Okay, guys and gals, I’m going to talk a little bit about breastfeeding in public. Anyone who doesn’t think it’s cool should probably stop reading now, because I sure do.
There are far more terrible issues in the world than a woman feeding her child naturally, trust me on that. The same folks who’ll complain about seeing a woman breastfeeding her child in public will walk past a homeless man without throwing a dime to him. Gimmie a break. And yes, I know that’s a weak argument; live with it.
Women have kids. That shouldn’t be much of a news flash, but I figured I’d let everyone know in case they weren’t aware. Not only do they have them, but they have provisions to feed them naturally, through their breasts. What a great design! Another reason why breasts are win, all the way.
As long as the mother doesn’t take her shirt completely off and then breastfeed, I don’t see what the problem is with seeing it in public. You mean to tell me that some people would *really* rather a newborn went hungry so it spared their eyes a flash of titty? That’s beyond ridiculous and selfish; that’s downright evil.
Speaking as a thirty-something male, I’ve never had a problem with seeing breasts. I’m not sure why another man would, either. As for women, I utterly cannot think of a reason why it would offend them. I guess if certain individuals couldn’t have kids, hated kids, etc, watching a woman breastfeed could be a bit uncomfortable. Special cases aside, however, what in the world is the issue with it?

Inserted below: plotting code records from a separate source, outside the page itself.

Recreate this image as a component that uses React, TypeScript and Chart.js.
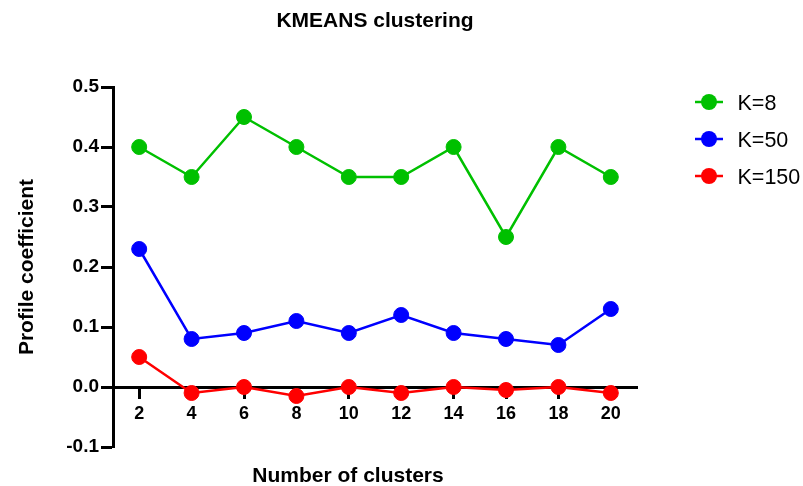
import React, { useEffect, useRef } from "react";
import { Chart, registerables } from "chart.js";

Chart.register(...registerables);

const categories = ["2", "4", "6", "8", "10", "12", "14", "16", "18", "20"];
const k8 = [0.4, 0.35, 0.45, 0.4, 0.35, 0.35, 0.4, 0.25, 0.4, 0.35];
const k50 = [0.23, 0.08, 0.09, 0.11, 0.09, 0.12, 0.09, 0.08, 0.07, 0.13];
const k150 = [0.05, -0.01, 0.0, -0.015, 0.0, -0.01, 0.0, -0.005, 0.0, -0.01];
const seriesLabels = ["K=8", "K=50", "K=150"];
const seriesColors = ["#00c000", "#0000ff", "#ff0000"];
const yTicks = [-0.1, 0.0, 0.1, 0.2, 0.3, 0.4, 0.5];

const titleText = "KMEANS clustering";
const xTitle = "Number of clusters";
const yTitle = "Profile coefficient";

const FONT = "Arial, 'Liberation Sans', Helvetica, sans-serif";

const overlay = {
  id: "overlay",
  afterDraw(chart: any) {
    const ctx = chart.ctx;
    const ca = chart.chartArea;
    ctx.save();
    ctx.fillStyle = "#000";
    ctx.textBaseline = "alphabetic";
    ctx.textAlign = "center";
    // title
    ctx.font = `bold 21px ${FONT}`;
    ctx.fillText(titleText, (ca.left + ca.right) / 2, 27);
    // x title
    ctx.font = `bold 21px ${FONT}`;
    ctx.fillText(xTitle, 348, 482);
    // y title
    ctx.save();
    ctx.translate(33, (ca.top + ca.bottom) / 2);
    ctx.rotate(-Math.PI / 2);
    ctx.fillText(yTitle, 0, 0);
    ctx.restore();
    // legend
    const ds = chart.data.datasets;
    ctx.font = `21.5px ${FONT}`;
    ctx.textAlign = "left";
    const ys = [102, 139, 176];
    ds.forEach((d: any, i: number) => {
      const y = ys[i];
      ctx.strokeStyle = d.borderColor;
      ctx.lineWidth = 2.5;
      ctx.beginPath();
      ctx.moveTo(695, y);
      ctx.lineTo(723, y);
      ctx.stroke();
      ctx.fillStyle = d.borderColor;
      ctx.beginPath();
      ctx.arc(709, y, 8, 0, Math.PI * 2);
      ctx.fill();
      ctx.fillStyle = "#000";
      ctx.fillText(d.label, 737.5, y + 7.5);
    });
    ctx.restore();
  },
};

export default function App() {
  const ref = useRef<HTMLCanvasElement | null>(null);
  useEffect(() => {
    if (!ref.current) return;
    const mk = (data: number[], i: number) => ({
      label: seriesLabels[i],
      data,
      borderColor: seriesColors[i],
      backgroundColor: seriesColors[i],
      pointBackgroundColor: seriesColors[i],
      pointBorderColor: seriesColors[i],
      borderWidth: 2.5,
      pointRadius: 7.5,
      pointBorderWidth: 1,
      tension: 0,
    });
    const chart = new Chart(ref.current, {
      type: "line",
      data: {
        labels: categories,
        datasets: [mk(k8, 0), mk(k50, 1), mk(k150, 2)],
      },
      options: {
        animation: false,
        responsive: false,
        layout: { padding: { left: 0, top: 87, right: 166, bottom: 39 } },
        plugins: {
          legend: { display: false },
          title: { display: false },
          tooltip: { enabled: false },
        },
        scales: {
          x: {
            type: "category",
            position: { y: 0 } as any,
            offset: true,
            grid: {
              offset: false,
              drawOnChartArea: false,
              drawTicks: true,
              tickLength: 10,
              tickWidth: 3,
              tickColor: "#000",
            },
            border: { display: true, color: "#000", width: 3 },
            ticks: {
              color: "#000",
              font: { family: FONT, size: 18, weight: "bold" },
              padding: 6,
              maxRotation: 0,
            },
          },
          y: {
            min: -0.1,
            max: 0.5,
            afterFit: (scale: any) => {
              scale.width = 113;
            },
            afterBuildTicks: (scale: any) => {
              scale.ticks = yTicks.map((v) => ({ value: v }));
            },
            grid: {
              drawOnChartArea: false,
              drawTicks: true,
              tickLength: 12,
              tickWidth: 3,
              tickColor: "#000",
            },
            border: { display: true, color: "#000", width: 3 },
            ticks: {
              color: "#000",
              font: { family: FONT, size: 19, weight: "bold" },
              padding: 2,
              callback: (v: any) => Number(v).toFixed(1),
            },
          },
        },
      },
      plugins: [overlay],
    });
    return () => chart.destroy();
  }, []);
  return (
    <div style={{ position: "fixed", left: 0, top: 0, width: 803, height: 486, background: "#fff" }}>
      <canvas ref={ref} width={803} height={486} />
    </div>
  );
}
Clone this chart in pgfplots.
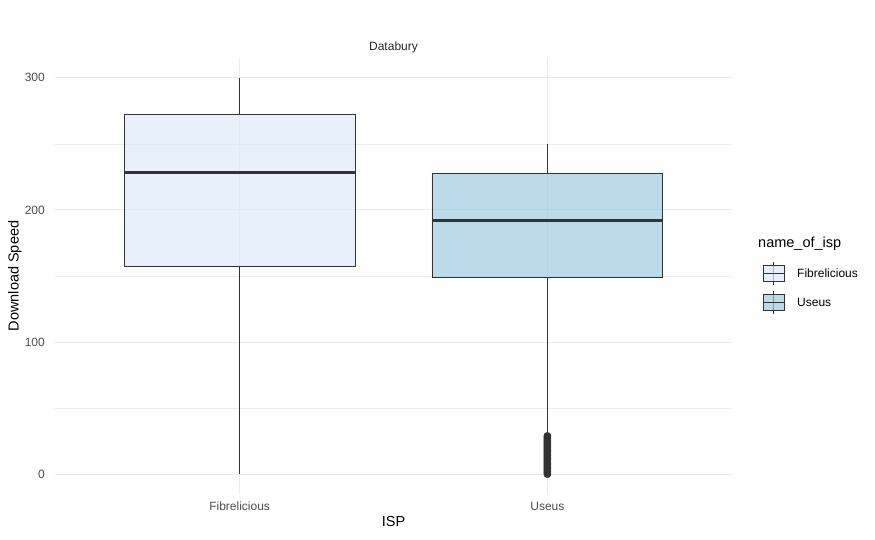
\documentclass[border=0pt]{standalone}
\usepackage{pgfplots}
\pgfplotsset{compat=1.18}
\usepackage{fontspec}
\setmainfont{Liberation Sans}
\definecolor{gridc}{HTML}{EBEBEB}
\definecolor{tickc}{HTML}{4D4D4D}
\definecolor{dark}{HTML}{333333}
\definecolor{fibfill}{HTML}{DEEBF7}
\definecolor{usefill}{HTML}{9ECAE1}
\begin{document}
\begin{tikzpicture}
\path[use as bounding box] (-55pt,-46pt) rectangle (820pt,494pt);
\begin{axis}[
  at={(0pt,0pt)}, anchor=south west,
  scale only axis, width=677pt, height=436pt,
  xmin=0.4, xmax=2.6, ymin=-15, ymax=315,
  axis line style={draw=none},
  tick style={draw=none},
  xtick={1,2}, xticklabels={Fibrelicious,Useus},
  ytick={0,100,200,300}, minor ytick={50,150,250},
  grid=both,
  major grid style={gridc, line width=0.9pt},
  minor grid style={gridc, line width=0.45pt},
  /pgf/number format/assume math mode=true,
  tick label style={font=\fontsize{12}{14}\selectfont, text=tickc},
  yticklabel style={anchor=east, inner sep=0pt, xshift=-10pt},
  xticklabel style={anchor=north, inner sep=0pt, yshift=-8pt},
  clip=false,
]
% Fibrelicious: whiskers 0 / 300, Q1 157.6, median 228, Q3 272.6
\addplot[dark, line width=0.6pt, mark=none] coordinates {(1,0) (1,157.6)};
\addplot[dark, line width=0.6pt, mark=none] coordinates {(1,272.6) (1,300)};
\addplot[draw=dark, line width=0.6pt, fill=fibfill, fill opacity=0.7, mark=none]
  coordinates {(0.625,157.6) (1.375,157.6) (1.375,272.6) (0.625,272.6) (0.625,157.6)};
\addplot[dark, line width=3pt, mark=none] coordinates {(0.625,228) (1.375,228)};
% Useus: whiskers 30 / 250, Q1 148.8, median 191.7, Q3 227.8
\addplot[dark, line width=0.6pt, mark=none] coordinates {(2,30) (2,148.8)};
\addplot[dark, line width=0.6pt, mark=none] coordinates {(2,227.8) (2,250)};
\addplot[draw=dark, line width=0.6pt, fill=usefill, fill opacity=0.7, mark=none]
  coordinates {(1.625,148.8) (2.375,148.8) (2.375,227.8) (1.625,227.8) (1.625,148.8)};
\addplot[dark, line width=3pt, mark=none] coordinates {(1.625,191.7) (2.375,191.7)};
% outliers
\addplot[only marks, mark=*, mark size=3.6pt, mark options={draw=dark, fill=dark}]
   coordinates {(2,0)(2,1)(2,2)(2,3)(2,4)(2,5)(2,6)(2,7)(2,8)(2,9)(2,10)(2,11)(2,12)(2,13)(2,14)(2,15)(2,16)(2,17)(2,18)(2,19)(2,20)(2,21)(2,22)(2,23)(2,24)(2,25)(2,26)(2,27)(2,28)(2,29)};
\end{axis}
% strip and axis titles
\node[font=\fontsize{12}{14}\selectfont, text=black!85] at (338.5pt,447pt) {Databury};
\node[font=\fontsize{14.5}{17}\selectfont, rotate=90] at (-40pt,218pt) {Download Speed};
\node[font=\fontsize{14.5}{17}\selectfont] at (338.5pt,-28pt) {ISP};
% legend
\node[font=\fontsize{14.5}{17}\selectfont, anchor=west, inner sep=0pt] at (703pt,250pt) {name\_of\_isp};
\draw[dark, line width=0.5pt] (718.5pt,209pt) -- (718.5pt,232pt);
\filldraw[draw=dark, fill=fibfill, fill opacity=0.7, line width=0.6pt] (708pt,213pt) rectangle (729pt,228.5pt);
\draw[dark, line width=0.6pt] (708pt,220.7pt) -- (729pt,220.7pt);
\draw[dark, line width=0.5pt] (718.5pt,180pt) -- (718.5pt,203pt);
\filldraw[draw=dark, fill=usefill, fill opacity=0.7, line width=0.6pt] (708pt,184pt) rectangle (729pt,199.5pt);
\draw[dark, line width=0.6pt] (708pt,191.7pt) -- (729pt,191.7pt);
\node[font=\fontsize{12}{14}\selectfont, anchor=west, inner sep=0pt] at (742pt,220.7pt) {Fibrelicious};
\node[font=\fontsize{12}{14}\selectfont, anchor=west, inner sep=0pt] at (742pt,191.7pt) {Useus};
\end{tikzpicture}
\end{document}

A child suckling on its mother’s breast isn’t offensive, but do you know what is? Here’s a list of everyday things you might see at the store:
1. Wannabe gang members sagging their pants well below their tushies. Guys, I’d much rather view a breast than a male ass. Seriously.
2. Old people peeing their adult diapers and stinking up an aisle. That’s pretty raunchy, but I don’t see an uprising against old people peeing.
3. Obese people wearing stretch pants. Breastfeeding is fine, but there really should be a ban on leotards for fat folks. Really.
4. A mom piling seventeen children out of a minivan that’s obviously on its last legs and riding on two donut spares. Oh, you haven’t seen that one? Sure you have, let’s not be coy.
5. Obese, hairy men in muscle shirts who let their man-boobs flop out the sides and have a tattoo on their calf that reads “Freedom”. Show me some female honkers any day over that guy’s anatomy. Please!